Despite all the attention and a third contract offer from the Sounders, Morris chose to return to Stanford for his junior season. After missing most of preseason due to spending time with the U23 team -- and scoring three goals during Olympic qualifying -- Morris slipped back into the college game almost seamlessly. Over Stanford's final six matches, Morris scored five goals and had an assist as the Cardinal went 5-0-1 on their way to winning the biggest prize in college soccer.

That all helped set up his trial with Werder Bremen. Morris immediately impressed the technical staff and drew rave reviews while he trained with the team in Turkey. Morris joined the club when they returned to Germany and he registered an impressive assist in a scrimmage, at which point the Werder Bremen sporting director made it sound as if a signing was imminent.

On Tuesday, though, there was an about-face. Suddenly, Werder Bremen was no longer pursuing Morris. To those who followed Morris over the years, his decision to join the Sounders is not shocking. He's been saying this has been his dream for several years and his ties to the team go back to his childhood, when his dad first starting working for the USL team.

There are few who doubt Morris' ability to contribute almost immediately. Whether he actually gets that chance will go a long way toward determining whether or not this was a good move.
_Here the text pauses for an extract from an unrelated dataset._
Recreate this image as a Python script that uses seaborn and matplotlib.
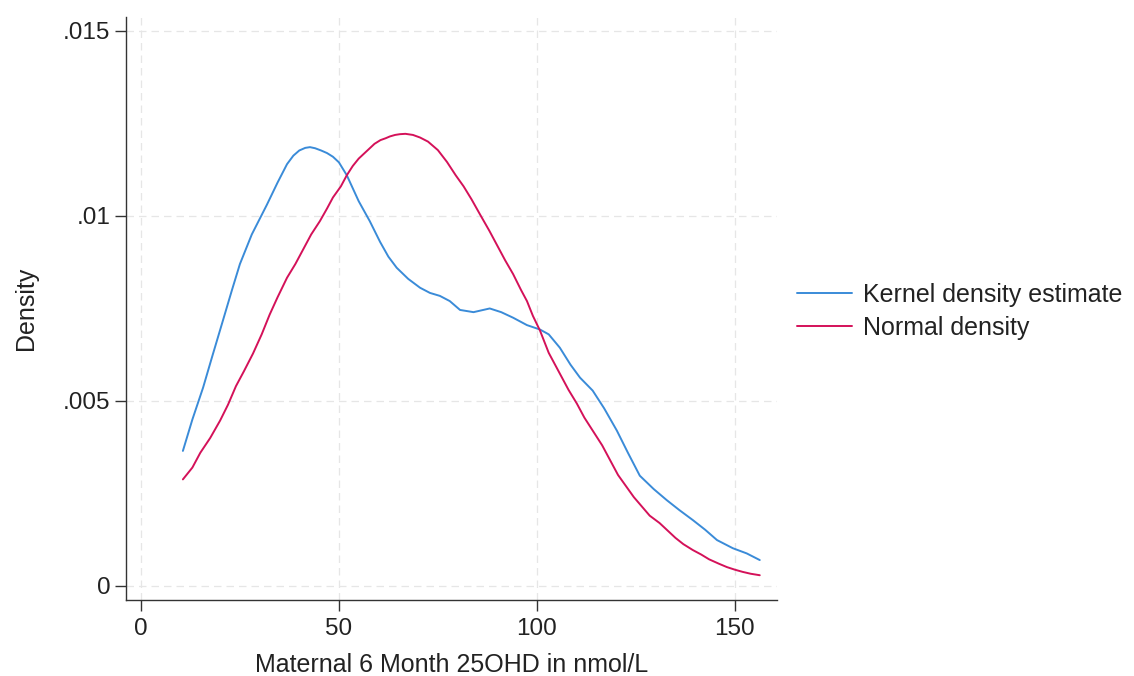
import matplotlib
matplotlib.use("Agg")
import matplotlib.pyplot as plt
import seaborn as sns
import pandas as pd

# values
kde_x = [10.6, 13.0, 15.7, 18.0, 20.7, 23.0, 25.0, 28.0, 31.8, 34.5, 36.9, 38.5, 40.0, 41.5,
         42.7, 44.0, 45.5, 47.0, 48.5, 50.0, 52.0, 55.0, 57.8, 60.4, 62.5, 64.6, 67.5, 70.5,
         73.0, 75.5, 78.0, 80.6, 84.0, 88.1, 91.0, 94.0, 97.5, 100.8, 103.0, 105.8, 108.5,
         110.9, 114.1, 117.0, 120.2, 123.0, 126.0, 129.5, 132.8, 136.0, 139.4, 142.5, 145.5,
         149.5, 153.0, 156.3]
kde_y = [0.00365, 0.0045, 0.00536, 0.0062, 0.00717, 0.0080, 0.0087, 0.0095, 0.0103, 0.0109,
         0.0114, 0.01163, 0.01177, 0.01184, 0.01186, 0.01183, 0.01177, 0.0117, 0.0116,
         0.01145, 0.0111, 0.0104, 0.00986, 0.0093, 0.0089, 0.0086, 0.0083, 0.00806, 0.00792,
         0.00784, 0.0077, 0.00746, 0.0074, 0.0075, 0.0074, 0.00725, 0.00705, 0.00693,
         0.0068, 0.00644, 0.00598, 0.00563, 0.00528, 0.0048, 0.0042, 0.0036, 0.00298, 0.00262,
         0.00232, 0.00205, 0.00178, 0.00152, 0.00124, 0.00102, 0.00088, 0.0007]

norm_x = [10.6, 13.0, 15.0, 17.5, 20.0, 22.0, 24.0, 26.0, 28.3, 30.5, 32.5, 34.5, 36.9, 39.0,
          41.0, 43.0, 45.2, 47.0, 48.5, 50.5, 52.0, 53.5, 55.0, 56.5, 57.8, 59.0, 60.5, 61.8,
          62.9, 64.2, 65.4, 66.8, 68.7, 70.5, 72.5, 75.0, 77.3, 79.5, 81.5, 83.5, 85.6, 88.0,
          90.0, 92.0, 94.0, 96.0, 97.5, 99.0, 100.8, 103.0, 105.8, 108.0, 110.1, 112.0, 114.1,
          116.5, 118.5, 120.5, 122.7, 124.5, 126.5, 128.5, 131.0, 133.0, 135.0, 137.0, 139.4,
          141.5, 143.5, 146.0, 148.0, 150.0, 152.0, 154.0, 156.3]
norm_y = [0.00288, 0.0032, 0.0036, 0.004, 0.00447, 0.0049, 0.0054, 0.0058, 0.00628, 0.0068,
          0.00733, 0.0078, 0.00833, 0.0087, 0.0091, 0.0095, 0.00986, 0.0102, 0.0105, 0.0108,
          0.0111, 0.01135, 0.01155, 0.0117, 0.01183, 0.01195, 0.01205, 0.0121, 0.01215,
          0.01219, 0.01221, 0.01222, 0.01219, 0.01212, 0.01201, 0.01178, 0.01146, 0.0111,
          0.0108, 0.01045, 0.01005, 0.0096, 0.0092, 0.0088, 0.00843, 0.008, 0.0077, 0.0073,
          0.0069, 0.0063, 0.00574, 0.0053, 0.00493, 0.00455, 0.0042, 0.0038, 0.0034, 0.003,
          0.00267, 0.0024, 0.00215, 0.0019, 0.0017, 0.0015, 0.0013, 0.00113, 0.00097, 0.00085,
          0.00072, 0.0006, 0.00051, 0.00044, 0.00038, 0.00033, 0.00029]

x_ticks = [0, 50, 100, 150]
y_ticks = [0, 0.005, 0.01, 0.015]
y_labels = ["0", ".005", ".01", ".015"]

df_kde = pd.DataFrame({"x": kde_x, "y": kde_y})
df_norm = pd.DataFrame({"x": norm_x, "y": norm_y})

sns.set_style("white")
plt.rcParams["font.family"] = ["Liberation Sans", "DejaVu Sans"]

fig = plt.figure(figsize=(11.34, 6.76), dpi=100)
ax = fig.add_axes([0.111, 0.1124, 0.574, 0.8626])

blue = "#3a8bd8"
red = "#d41159"
sns.lineplot(data=df_kde, x="x", y="y", ax=ax, color=blue, linewidth=1.4,
             label="Kernel density estimate", sort=False)
sns.lineplot(data=df_norm, x="x", y="y", ax=ax, color=red, linewidth=1.4,
             label="Normal density", sort=False)

ax.set_xlim(-3.8, 160.6)
ax.set_ylim(-0.00038, 0.01538)
ax.set_xticks(x_ticks)
ax.set_yticks(y_ticks)
ax.set_yticklabels(y_labels)
ax.grid(True, linestyle=(0, (6, 4)), color="#e6e6e6", linewidth=0.9)
ax.set_axisbelow(True)

for s in ["top", "right"]:
    ax.spines[s].set_visible(False)
for s in ["left", "bottom"]:
    ax.spines[s].set_color("#333333")
    ax.spines[s].set_linewidth(1.0)
ax.tick_params(axis="both", direction="out", length=8, width=1.0, color="#333333",
               labelsize=17.5, labelcolor="#222222", pad=3, left=True, bottom=True)
ax.tick_params(axis="x", pad=5)

ax.set_xlabel("Maternal 6 Month 25OHD in nmol/L", fontsize=18, color="#222222", labelpad=9)
ax.set_ylabel("Density", fontsize=18, color="#222222", labelpad=18)

leg = ax.legend(loc="center left", bbox_to_anchor=(1.031, 0.495), frameon=False,
                fontsize=18, handlelength=2.2, handletextpad=0.45, labelspacing=0.35,
                borderpad=0, borderaxespad=0)
for t in leg.get_texts():
    t.set_color("#222222")

fig.savefig("out.png", dpi=100, facecolor="white")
Morris is still just 21 and will be competing for a spot on either the Olympic or Copa America teams, while also battling for minutes on the club level with the likes of Clint Dempsey, Obafemi Martins, Nelson Valdez and Andreas Ivanschitz, all decorated professionals with impressive national-team resumes.

As much as some have made this out to be the "easy" path for Morris, there will be no shortages of challenges in Seattle. How Morris handles being a hometown star is just one of them. Luckily, we'll get a front-row seat to watch it unfold.